Cette différence de registre provenait d’une divergence longtemps insoupçonnée de la plupart des membres du parti. Elle ne leur devint évidente que sous l’effet répété des articles de Bordiga et seulement après que les faits eurent démenti leur optimisme du début. Il s’ensuivit une scission que je résumerai en m’appuyant sur des informations dont la révélation fut ultérieure à cette rupture[6]. (…)

 

Se détachant d’eux [7], Vercesi, un ancien de la « Gauche communiste », ayant émigré en Belgique où il avait formé un groupe adhérent au « PCI inter », se décida à cette époque à formuler diverses critiques destinées à réduire l’activité du parti à des dimensions plus modestes et plus proches des possibilités réelles. Cette initiative fut très mal reçue des autres membres du Comité central. La discussion tourna vite à l’aigre. Vercesi étant accusé de défaitisme et de volonté de liquider le parti. Prétendant y couper court, ses adversaires menèrent campagne pour convocation d’un « congrès extraordinaire » chargé de redresser la situation.

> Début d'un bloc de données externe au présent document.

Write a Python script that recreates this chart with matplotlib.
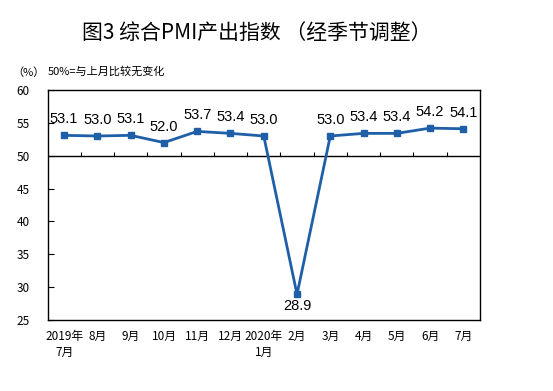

Les critiques avancées par Vercesi s’inspiraient indiscutablement du point de vue de Bordiga qui n’avait pas partagé l’aveuglement du début ni jamais cru que les insurrections populaires allaient fuser avec la fin de la guerre, comme cela s’était produit en 1917-19. Bien au contraire, il ne cachait pas que le triomphe de la contre-révolution avait été total, que les destructions dues à la guerre avaient redonné vie et impulsion au système capitaliste et qu’il faudrait la maturation d’une nouvelle crise de ce système pour qu’il fut possible de pronostiquer l’éclatement d’une révolution. S’il s’agissait de décrypter les conditions de cette crise, l’existence d’un organisation comme le « PC inter » pouvait être utile, mais à la condition que les militants ne se leurrent pas sur l’étendue de leurs possibilités d’action et, surtout, qu’ils ne se jouent pas la comédie du « grand parti » tenant ses « congrès » ordinaires ou extraordinaires, où ne pouvaient se manifester, selon Bordiga, que verbiage et forfanterie. Le récit détaillé du conflit désormais  ouvert au sein du « PC inter » tiendrait ici trop de place : je n’en donne que ce qui est indispensable pour expliquer l’effet qu’il exerça sur moi[8]. (…)

 

SUR LE MYTHE DE L’URSS

 

(…) Au début des années 50, les illusions chez les ouvriers étaient encore très grandes au sujet des merveilles du « socialisme » russe dont les staliniens entretenaient le mythe en invoquant en premier lieu la courbe ascendante des chiffres de production de l’URSS, à un moment où l’économie occidentale n’avait pas repris l’essor vertigineux de la décennie suivante. Preuves théoriques et pratiques en main, Bordiga dénonçait dans cette propagande un double mensonge : un mensonge doctrinal et un mensonge de fait. D’abord il n’est pas vrai que la croissance des chiffres de production soit un critère du socialisme, ce dernier selon Marx exigeant les capacités productives d’un capitalisme développé mais se distinguant essentiellement de tout autre système par le caractère non mercantile de la répartition du produit. Ensuite, il est clair qu’aucun autre pays n’aurait jamais connu une croissance économique semblable à celle de l’URSS de l’après guerre.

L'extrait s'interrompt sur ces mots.